All of those actions I am sure seemed like punishment to them (as I think people within 5 miles could hear them screaming) but to me, they are a consequence of their actions.

I do use a lot of communication, but I find that sometimes, the more I talk, the worse it gets. It also gives my DS an idea that if he keeps trying to negotiate with me and I keep talking that he has a chance of getting his way. So sometimes I say "I understand how you feel, and I have heard you, but I am not discussing this anymore."

So for me, I do think that "punishment" is sometimes necessary. And I put it in quotes because I don't really think of it as punishment, but on MDC I know that consequences can seem like punishment to some.
post #60 of 188
How do you enforce rules without *some* form of punishment?
I mean, in my house, we use the word 'consequences' but in another household they might use the word 'punishment' for the same stuff.
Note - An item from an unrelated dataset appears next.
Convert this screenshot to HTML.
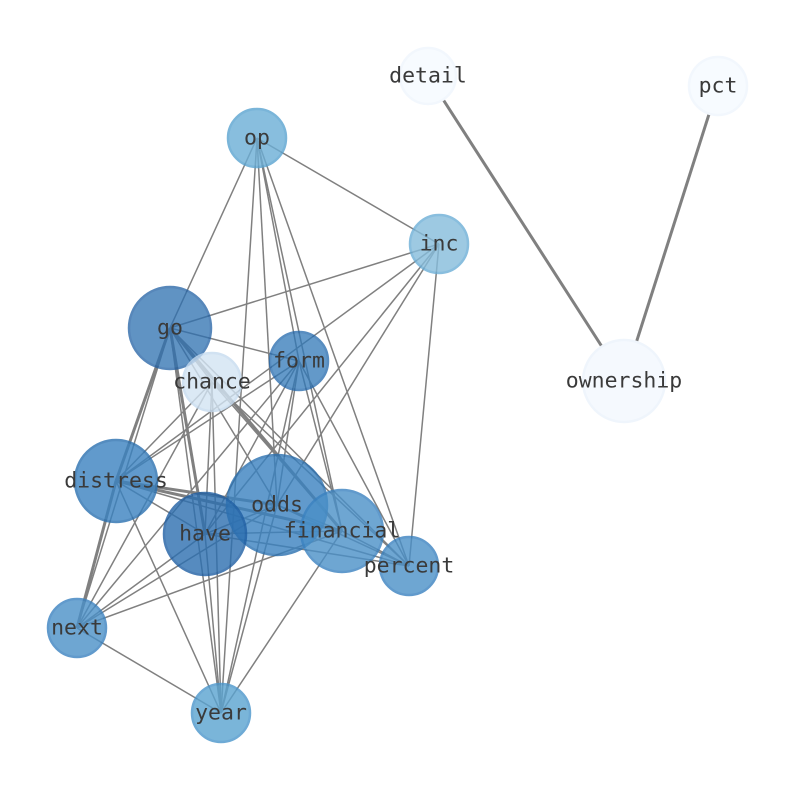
<!DOCTYPE html>
<html><head><style>body{margin:0;background:#fff}svg{display:block}</style></head><body>
<svg width="794" height="790" xmlns="http://www.w3.org/2000/svg">
<g stroke="#808080" stroke-width="1.5" fill="none">
<line x1="428" y1="76" x2="624" y2="381" stroke-width="3"/>
<line x1="718" y1="86" x2="624" y2="381" stroke-width="3"/>
<line x1="170" y1="328" x2="212" y2="382"/>
<line x1="170" y1="328" x2="299" y2="361"/>
<line x1="170" y1="328" x2="116" y2="481" stroke-width="3"/>
<line x1="170" y1="328" x2="205" y2="534" stroke-width="3"/>
<line x1="170" y1="328" x2="277" y2="505"/>
<line x1="170" y1="328" x2="342" y2="531" stroke-width="3"/>
<line x1="170" y1="328" x2="409" y2="566"/>
<line x1="170" y1="328" x2="77" y2="628"/>
<line x1="170" y1="328" x2="221" y2="713"/>
<line x1="170" y1="328" x2="439" y2="244"/>
<line x1="170" y1="328" x2="257" y2="138"/>
<line x1="257" y1="138" x2="439" y2="244"/>
<line x1="257" y1="138" x2="299" y2="361"/>
<line x1="257" y1="138" x2="277" y2="505"/>
<line x1="257" y1="138" x2="342" y2="531"/>
<line x1="257" y1="138" x2="409" y2="566"/>
<line x1="257" y1="138" x2="221" y2="713"/>
<line x1="439" y1="244" x2="205" y2="534"/>
<line x1="439" y1="244" x2="277" y2="505"/>
<line x1="439" y1="244" x2="409" y2="566"/>
<line x1="439" y1="244" x2="116" y2="481"/>
<line x1="299" y1="361" x2="116" y2="481"/>
<line x1="299" y1="361" x2="205" y2="534"/>
<line x1="299" y1="361" x2="277" y2="505"/>
<line x1="299" y1="361" x2="342" y2="531"/>
<line x1="299" y1="361" x2="409" y2="566"/>
<line x1="299" y1="361" x2="77" y2="628"/>
<line x1="299" y1="361" x2="221" y2="713"/>
<line x1="212" y1="382" x2="116" y2="481"/>
<line x1="212" y1="382" x2="205" y2="534"/>
<line x1="212" y1="382" x2="221" y2="713"/>
<line x1="212" y1="382" x2="342" y2="531"/>
<line x1="212" y1="382" x2="409" y2="566"/>
<line x1="212" y1="382" x2="77" y2="628"/>
<line x1="116" y1="481" x2="205" y2="534"/>
<line x1="116" y1="481" x2="277" y2="505" stroke-width="3"/>
<line x1="116" y1="481" x2="342" y2="531" stroke-width="3"/>
<line x1="116" y1="481" x2="409" y2="566"/>
<line x1="116" y1="481" x2="77" y2="628" stroke-width="3"/>
<line x1="116" y1="481" x2="221" y2="713"/>
<line x1="205" y1="534" x2="277" y2="505"/>
<line x1="205" y1="534" x2="342" y2="531"/>
<line x1="205" y1="534" x2="409" y2="566"/>
<line x1="205" y1="534" x2="77" y2="628"/>
<line x1="205" y1="534" x2="221" y2="713"/>
<line x1="277" y1="505" x2="342" y2="531"/>
<line x1="277" y1="505" x2="409" y2="566"/>
<line x1="277" y1="505" x2="77" y2="628"/>
<line x1="277" y1="505" x2="221" y2="713"/>
<line x1="342" y1="531" x2="409" y2="566"/>
<line x1="342" y1="531" x2="77" y2="628"/>
<line x1="342" y1="531" x2="221" y2="713"/>
<line x1="77" y1="628" x2="221" y2="713"/>
</g>
<g stroke-width="2.5">
<circle cx="428" cy="76" r="28" fill="#f7fbff" stroke="#f2f7fd"/>
<circle cx="718" cy="86" r="29" fill="#f7fbff" stroke="#f2f7fd"/>
<circle cx="624" cy="381" r="41" fill="#f5f9fe" stroke="#eff5fc"/>
<circle cx="257" cy="138" r="29" fill="#6baed6" stroke="#5aa3d0" opacity="0.8"/>
<circle cx="439" cy="244" r="29" fill="#85bcdc" stroke="#6caed6" opacity="0.8"/>
<circle cx="170" cy="328" r="41" fill="#2c6fb0" stroke="#1f5fa3" opacity="0.75"/>
<circle cx="212" cy="382" r="29" fill="#d3e4f3" stroke="#c6dbef" opacity="0.8"/>
<circle cx="299" cy="361" r="29" fill="#2f78b8" stroke="#2167ac" opacity="0.75"/>
<circle cx="116" cy="481" r="41" fill="#3a82c0" stroke="#2a70b0" opacity="0.8"/>
<circle cx="277" cy="505" r="50" fill="#3a82c0" stroke="#2a70b0" opacity="0.8"/>
<circle cx="205" cy="534" r="41" fill="#2c6fb0" stroke="#1f5fa3" opacity="0.8"/>
<circle cx="342" cy="531" r="41" fill="#4a90c8" stroke="#3a82c0" opacity="0.8"/>
<circle cx="409" cy="566" r="29" fill="#4a90c8" stroke="#3a82c0" opacity="0.8"/>
<circle cx="77" cy="628" r="29" fill="#4a90c8" stroke="#3a82c0" opacity="0.8"/>
<circle cx="221" cy="713" r="29" fill="#5aa3d0" stroke="#4a96cb" opacity="0.8"/>
</g>
<g font-family="DejaVu Sans Mono, Liberation Mono, monospace" font-size="21.5" fill="#3a3a3a" text-anchor="middle" dominant-baseline="central">
<text x="428" y="76">detail</text>
<text x="718" y="86">pct</text>
<text x="624" y="381">ownership</text>
<text x="257" y="138">op</text>
<text x="439" y="244">inc</text>
<text x="170" y="328">go</text>
<text x="299" y="361">form</text>
<text x="212" y="382">chance</text>
<text x="116" y="481">distress</text>
<text x="277" y="505">odds</text>
<text x="205" y="534">have</text>
<text x="342" y="531">financial</text>
<text x="409" y="566">percent</text>
<text x="77" y="628">next</text>
<text x="221" y="713">year</text>
</g>
</svg>
</body></html>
I really don't have many rules at all in my house because I want home to be a place where everyone feels free to be themselves. But I do have to enforce rules about invading eachother's personal space. That's basically it. And also 'rules' about taking everyone's needs into account (like for example if we have to go grocery shopping or something, everyone needs to get their shoes on and come to the car..stuff like that).